As a 21-year-old radio reporter, Greenspan filed his first Olympic story from a phone booth at Wembley stadium at the 1948 London Games. He cut a distinct figure at nearly every Summer and Winter Games afterward, his eyeglasses familiarly perched atop a bald dome. His most recent work, about the 2010 Vancouver Winter Games — which Greenspan attended — will be ready for release in the coming weeks.
Yet even as controversies over politics, performance-enhancing drugs and commercialism increasingly vied for attention on the planet’s grandest sporting stage, he remained uncompromising about his focus on the most inspirational stories.

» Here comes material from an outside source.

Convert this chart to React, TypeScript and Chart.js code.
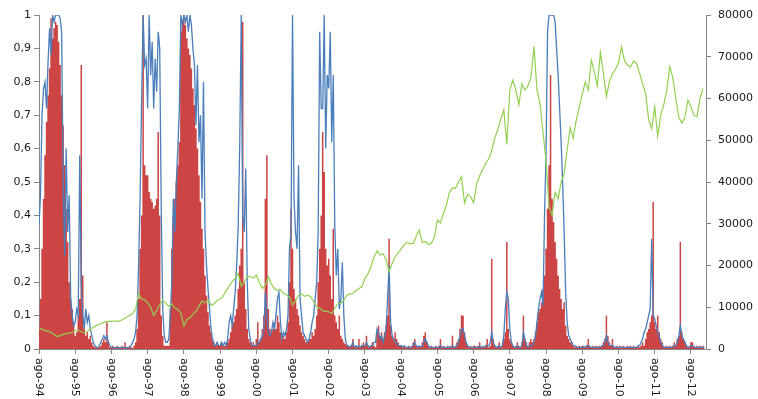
import React, { useEffect, useRef } from 'react';
import { Chart, registerables } from 'chart.js';

Chart.register(...registerables);

// x-axis year labels (one every 12 months, starting Aug 1994)
const yearLabels = ['ago-94', 'ago-95', 'ago-96', 'ago-97', 'ago-98', 'ago-99', 'ago-00', 'ago-01', 'ago-02', 'ago-03', 'ago-04', 'ago-05', 'ago-06', 'ago-07', 'ago-08', 'ago-09', 'ago-10', 'ago-11', 'ago-12'];
const leftTickLabels = ['0', '0,1', '0,2', '0,3', '0,4', '0,5', '0,6', '0,7', '0,8', '0,9', '1'];
const rightTickLabels = ['0', '10000', '20000', '30000', '40000', '50000', '60000', '70000', '80000'];

// half-month samples (left axis)
const redValues = [
  0.07,0.15,0.3,0.45,0.58,0.68,0.76,0.84,0.99,0.93,0.96,0.98,0.97,0.92,0.85,0.76,0.67,0.55,0.42,0.32,0.2,0.15,0.12,0.08,
  0.04,0.05,0.1,0.15,0.85,0.22,0.06,0.04,0.05,0.03,0.04,0.02,0.01,0.005,0.005,0.003,0.005,0.01,0.02,0.03,0.02,0.08,0.02,0.005,
  0.005,0.01,0.005,0.003,0.01,0.005,0.003,0.01,0.005,0.02,0.005,0.003,0.01,0.005,0.003,0.01,0.02,0.06,0.15,0.3,0.4,1.0,0.55,0.52,
  0.52,0.47,0.45,0.44,0.42,0.43,0.45,0.65,0.4,0.1,0.04,0.01,0.01,0.01,0.01,0.12,0.3,0.4,0.45,0.5,0.55,0.62,0.95,0.98,
  1.0,0.97,0.93,0.9,0.88,0.84,0.78,0.73,0.66,0.6,0.52,0.44,0.36,0.3,0.22,0.16,0.11,0.07,0.05,0.03,0.02,0.01,0.02,0.01,
  0.01,0.02,0.01,0.01,0.01,0.02,0.03,0.05,0.07,0.08,0.1,0.12,0.18,0.25,0.3,0.98,0.2,0.12,0.06,0.03,0.02,0.01,0.02,0.01,
  0.03,0.08,0.02,0.03,0.06,0.1,0.45,0.58,0.12,0.06,0.05,0.06,0.08,0.06,0.1,0.08,0.05,0.03,0.04,0.03,0.05,0.08,0.2,0.42,
  0.3,0.18,0.15,0.12,0.1,0.07,0.05,0.04,0.03,0.02,0.02,0.03,0.03,0.05,0.04,0.06,0.1,0.2,0.3,0.4,0.65,0.53,0.3,0.25,
  0.27,0.22,0.15,0.36,0.1,0.08,0.06,0.1,0.04,0.03,0.02,0.015,0.01,0.01,0.005,0.01,0.03,0.005,0.01,0.005,0.03,0.005,0.01,0.02,
  0.01,0.04,0.01,0.005,0.01,0.02,0.01,0.005,0.05,0.07,0.04,0.05,0.03,0.05,0.07,0.1,0.33,0.07,0.04,0.03,0.05,0.03,0.02,0.01,
  0.01,0.005,0.01,0.005,0.003,0.01,0.005,0.01,0.02,0.03,0.01,0.005,0.01,0.005,0.02,0.04,0.05,0.02,0.01,0.005,0.01,0.005,0.003,0.01,
  0.005,0.01,0.03,0.005,0.01,0.005,0.003,0.01,0.005,0.01,0.04,0.005,0.01,0.02,0.03,0.06,0.1,0.1,0.05,0.02,0.01,0.005,0.01,0.005,
  0.01,0.01,0.005,0.01,0.02,0.005,0.01,0.005,0.01,0.03,0.005,0.01,0.27,0.03,0.01,0.005,0.01,0.02,0.005,0.01,0.03,0.05,0.32,0.06,0.03,
  0.02,0.01,0.005,0.01,0.02,0.01,0.005,0.02,0.1,0.03,0.02,0.01,0.02,0.03,0.02,0.03,0.05,0.08,0.11,0.12,0.14,0.18,0.22,0.3,
  0.42,0.55,0.82,0.45,0.38,0.32,0.27,0.22,0.18,0.15,0.12,0.14,0.07,0.04,0.03,0.02,0.02,0.01,0.005,0.01,0.005,0.01,0.005,0.01,
  0.01,0.005,0.01,0.03,0.01,0.005,0.01,0.005,0.01,0.005,0.01,0.005,0.01,0.02,0.03,0.1,0.04,0.02,0.01,0.03,0.01,0.005,0.01,0.005,
  0.01,0.005,0.01,0.005,0.003,0.01,0.005,0.01,0.005,0.01,0.005,0.003,0.01,0.005,0.01,0.02,0.01,0.03,0.05,0.06,0.08,0.1,0.44,0.08,
  0.06,0.1,0.05,0.03,0.02,0.01,0.005,0.01,0.005,0.01,0.005,0.01,0.02,0.01,0.03,0.04,0.32,0.05,0.03,0.02,0.01,0.005,0.01,0.02,
  0.02,0.01,0.005,0.01,0.005,0.01,0.005,0.01,0.005,
];

const blueValues = [
  0.37,0.46,0.7,0.78,0.8,0.72,0.86,0.96,0.88,1.0,0.98,1.0,1.0,1.0,0.99,0.95,0.5,0.28,0.6,0.35,0.46,0.15,0.1,0.07,
  0.08,0.12,0.1,0.58,0.2,0.1,0.06,0.12,0.08,0.1,0.06,0.04,0.02,0.01,0.005,0.005,0.01,0.02,0.03,0.04,0.03,0.04,0.02,0.01,
  0.005,0.005,0.003,0.005,0.004,0.003,0.005,0.004,0.005,0.003,0.005,0.004,0.005,0.01,0.02,0.03,0.05,0.1,0.25,0.45,0.75,1.0,0.85,0.87,
  0.72,1.0,0.82,0.92,0.72,0.87,0.77,0.95,0.9,0.42,0.12,0.04,0.02,0.02,0.03,0.1,0.2,0.45,0.35,0.5,0.6,0.72,1.0,0.97,
  1.0,0.98,1.0,0.95,1.0,0.97,0.9,0.85,0.67,0.85,0.62,0.7,0.45,0.8,0.35,0.25,0.18,0.12,0.06,0.03,0.01,0.01,0.02,0.01,
  0.01,0.02,0.01,0.02,0.01,0.03,0.08,0.1,0.07,0.12,0.17,0.25,0.37,0.6,1.0,0.4,0.35,0.54,0.2,0.06,0.03,0.01,0.01,0.01,
  0.01,0.02,0.02,0.03,0.04,0.05,0.17,0.1,0.05,0.04,0.05,0.08,0.06,0.1,0.15,0.17,0.08,0.03,0.05,0.04,0.06,0.1,0.3,0.35,
  1.0,0.45,0.35,0.3,0.55,0.15,0.1,0.05,0.04,0.03,0.02,0.03,0.05,0.08,0.1,0.15,0.2,0.35,0.95,0.72,0.72,1.0,0.6,0.82,
  0.78,0.95,0.62,0.82,0.37,0.22,0.3,0.12,0.15,0.26,0.1,0.03,0.01,0.01,0.005,0.01,0.02,0.005,0.01,0.005,0.01,0.005,0.01,0.01,
  0.01,0.02,0.01,0.005,0.01,0.01,0.02,0.02,0.06,0.05,0.03,0.04,0.02,0.04,0.06,0.15,0.25,0.08,0.04,0.03,0.02,0.02,0.01,0.01,
  0.01,0.005,0.01,0.005,0.005,0.005,0.005,0.005,0.01,0.02,0.01,0.005,0.01,0.005,0.01,0.02,0.03,0.02,0.01,0.005,0.005,0.005,0.005,0.005,
  0.005,0.005,0.01,0.005,0.005,0.005,0.005,0.005,0.005,0.005,0.01,0.005,0.005,0.01,0.02,0.04,0.06,0.06,0.04,0.02,0.01,0.005,0.005,0.005,
  0.005,0.005,0.005,0.005,0.01,0.005,0.005,0.005,0.01,0.01,0.01,0.02,0.05,0.02,0.01,0.005,0.005,0.01,0.005,0.01,0.04,0.12,0.17,0.15,0.06,
  0.02,0.01,0.005,0.005,0.01,0.005,0.005,0.01,0.05,0.03,0.01,0.005,0.01,0.01,0.01,0.02,0.04,0.08,0.12,0.15,0.17,0.13,0.4,0.58,
  0.95,1.0,1.0,1.0,1.0,0.98,0.9,0.82,0.72,0.62,0.5,0.35,0.17,0.08,0.04,0.03,0.02,0.01,0.01,0.005,0.005,0.005,0.005,0.005,
  0.005,0.005,0.01,0.01,0.005,0.005,0.005,0.005,0.005,0.005,0.005,0.005,0.01,0.01,0.02,0.04,0.02,0.01,0.01,0.01,0.005,0.005,0.005,0.005,
  0.005,0.005,0.005,0.005,0.005,0.005,0.005,0.005,0.005,0.005,0.005,0.005,0.01,0.01,0.02,0.03,0.05,0.06,0.08,0.1,0.12,0.33,0.1,0.09,
  0.07,0.05,0.04,0.02,0.01,0.005,0.005,0.005,0.005,0.005,0.005,0.005,0.01,0.01,0.02,0.04,0.07,0.04,0.03,0.02,0.01,0.005,0.005,0.01,
  0.01,0.005,0.005,0.005,0.005,0.005,0.005,0.005,0.005,
];

// monthly samples (right axis)
const greenValues = [
  5000,4700,4400,4300,4000,3500,3000,3200,3500,3700,3800,4000,
  4300,4600,4200,3900,4200,4800,5200,5600,6000,6200,6500,6600,
  6600,6700,6600,6800,7200,7600,8000,8500,9500,13300,12000,11800,
  11000,10000,8000,9300,10600,11700,11000,10200,10800,9800,9500,8600,
  5500,7000,7500,8300,9000,10200,11500,11000,11800,10500,10800,11600,
  12000,12600,14000,15000,16100,17000,18100,15000,16000,17400,17300,17000,
  17700,16000,14500,15200,17300,15500,14500,14000,14200,13300,13000,12500,
  10500,11600,12900,13200,12600,12900,12500,11300,10100,9800,9200,9000,
  8900,8500,9700,10900,10900,11700,12900,13200,13300,14000,14500,14900,
  16900,18000,19700,22000,23500,22500,22800,21500,18500,20500,22100,23000,
  24000,25000,25600,25200,25300,27000,28500,25500,25800,25000,25300,26800,
  30900,30200,32500,34500,37500,38600,38500,40000,41300,35000,37000,36500,
  35000,39500,41500,43000,44500,45500,47500,50500,52500,55000,57300,49000,
  62000,64400,62000,58500,63500,62000,63000,65000,72500,62000,58800,52000,
  45000,34000,32000,37500,36000,40000,42000,47700,53000,50500,54800,58000,
  61000,64000,62000,69200,66500,63000,71000,66000,60500,64000,66000,67000,
  68500,72400,69000,68000,67500,69000,68400,66000,63500,61200,55000,52800,
  58000,51000,56000,58500,62000,67600,65000,60000,55500,54100,55500,59600,
  58000,56000,55600,60000,62400,
];

const HALF_MONTH = 0.5;
const MONTHS_PER_YEAR = 12;
const FONT = 'DejaVu Sans';
const AXIS_COLOR = '#868686';

const xLabelPlugin = {
  id: 'xLabels',
  afterDraw(chart: any) {
    const xs = chart.scales.x;
    const ctx = chart.ctx;
    ctx.save();
    ctx.font = `11px "${FONT}"`;
    ctx.fillStyle = '#1a1a1a';
    ctx.textAlign = 'left';
    ctx.textBaseline = 'middle';
    yearLabels.forEach((lab, i) => {
      const px = xs.getPixelForValue(i * MONTHS_PER_YEAR);
      ctx.save();
      ctx.translate(px, xs.top + 9);
      ctx.rotate(Math.PI / 2);
      ctx.fillText(lab, 0, 0);
      ctx.restore();
    });
    ctx.restore();
  },
};

export default function App() {
  const ref = useRef<HTMLCanvasElement | null>(null);
  useEffect(() => {
    document.body.style.margin = '0';
    if (!ref.current) return;
    const chart = new Chart(ref.current, {
      type: 'line',
      data: {
        datasets: [
          {
            type: 'line',
            data: greenValues.map((v, i) => ({ x: i, y: v })),
            borderColor: '#92D050',
            borderWidth: 1.2,
            pointRadius: 0,
            tension: 0,
            fill: false,
            xAxisID: 'x',
            yAxisID: 'y2',
            order: 1,
          } as any,
          {
            type: 'line',
            data: blueValues.map((v, i) => ({ x: i * HALF_MONTH, y: v })),
            borderColor: '#4A7EBB',
            borderWidth: 1.3,
            pointRadius: 0,
            tension: 0,
            fill: false,
            xAxisID: 'x',
            yAxisID: 'y',
            order: 2,
          } as any,
          {
            type: 'line',
            data: redValues.map((v, i) => ({ x: i * HALF_MONTH, y: v })),
            backgroundColor: '#CC4444',
            borderColor: 'rgba(0,0,0,0)',
            borderWidth: 0,
            stepped: 'middle',
            fill: 'origin',
            pointRadius: 0,
            xAxisID: 'x',
            yAxisID: 'y',
            order: 3,
          } as any,
        ],
      },
      options: {
        animation: false,
        responsive: false,
        maintainAspectRatio: false,
        layout: { padding: { top: 15, left: 0, right: 0, bottom: 0 } },
        plugins: { legend: { display: false }, tooltip: { enabled: false }, title: { display: false } },
        scales: {
          x: {
            type: 'linear',
            min: 0,
            max: 221,
            offset: false,
            border: { color: AXIS_COLOR, width: 1 },
            grid: { drawOnChartArea: false, drawTicks: true, tickLength: 5, color: AXIS_COLOR },
            ticks: { display: false },
            afterBuildTicks: (scale: any) => {
              scale.ticks = yearLabels.map((_, i) => ({ value: i * MONTHS_PER_YEAR }));
            },
            afterFit: (scale: any) => { scale.height = 50; },
          },
          y: {
            type: 'linear',
            position: 'left',
            min: 0,
            max: 1,
            border: { color: AXIS_COLOR, width: 1 },
            grid: { drawOnChartArea: false, tickLength: 5, color: AXIS_COLOR },
            ticks: {
              stepSize: 0.1,
              padding: 3,
              color: '#1a1a1a',
              font: { family: FONT, size: 11 },
              callback: (_v: any, i: number) => leftTickLabels[i],
            },
            afterFit: (scale: any) => { scale.width = 39; },
          },
          y2: {
            type: 'linear',
            position: 'right',
            min: 0,
            max: 80000,
            border: { color: AXIS_COLOR, width: 1 },
            grid: { drawOnChartArea: false, tickLength: 5, color: AXIS_COLOR },
            ticks: {
              stepSize: 10000,
              padding: 7,
              color: '#1a1a1a',
              font: { family: FONT, size: 11 },
              callback: (_v: any, i: number) => rightTickLabels[i],
            },
            afterFit: (scale: any) => { scale.width = 52; },
          },
        },
      } as any,
      plugins: [xLabelPlugin],
    });
    return () => chart.destroy();
  }, []);
  return (
    <div style={{ width: 758, height: 399 }}>
      <canvas ref={ref} width={758} height={399} />
    </div>
  );
}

Greenspan received lifetime achievement awards from the Directors Guild of America and the National Academy of Television Arts and Sciences, as well as a Peabody and the Olympic Order award. His best-known work was “The Olympiad,” the culmination of 10 years of research, more than 3 million feet of rare, archival film, hundreds of interviews and visits to more than 30 nations. The 10-part series he produced was aired in more than 80 countries.
Mike Moran, a former U.S. Olympic Committee spokesman, said “Greenspan’s lifetime of work was to the Olympic Games and the athletes what John Ford’s cinema was to the American West. He had no peer in his craft, and he was the artist that thousands of Olympic athletes dreamed of when they thought of how their stories might be told one day.”

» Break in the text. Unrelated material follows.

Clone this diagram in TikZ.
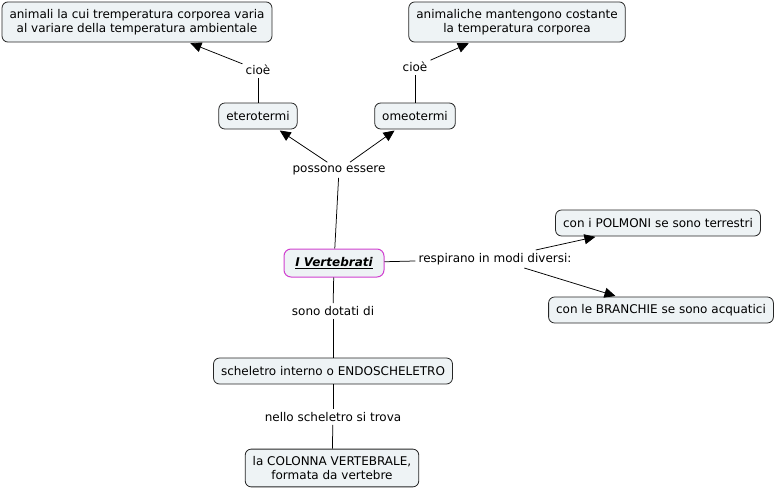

Greenspan’s career took off with a film he made in 1964 about Olympian Jesse Owens returning to the scene of his gold-medal achievements in Berlin 28 years earlier. But he never lost his love for the smallest victories as well, citing a last-place finish by Tanzanian marathoner John Stephen Ahkwari at Mexico City in 1968 as his favorite.
“He came in about an hour and a half after the winner. He was practically carrying his leg, it was so bloodied and bandaged,” Greenspan recalled. “I asked him, ‘Why did you keep going?’ He said, ‘You don’t understand. My country did not send me 5,000 miles to start a race, they sent me to finish it.’ That sent chills down my spine, and I’ve always remembered it.”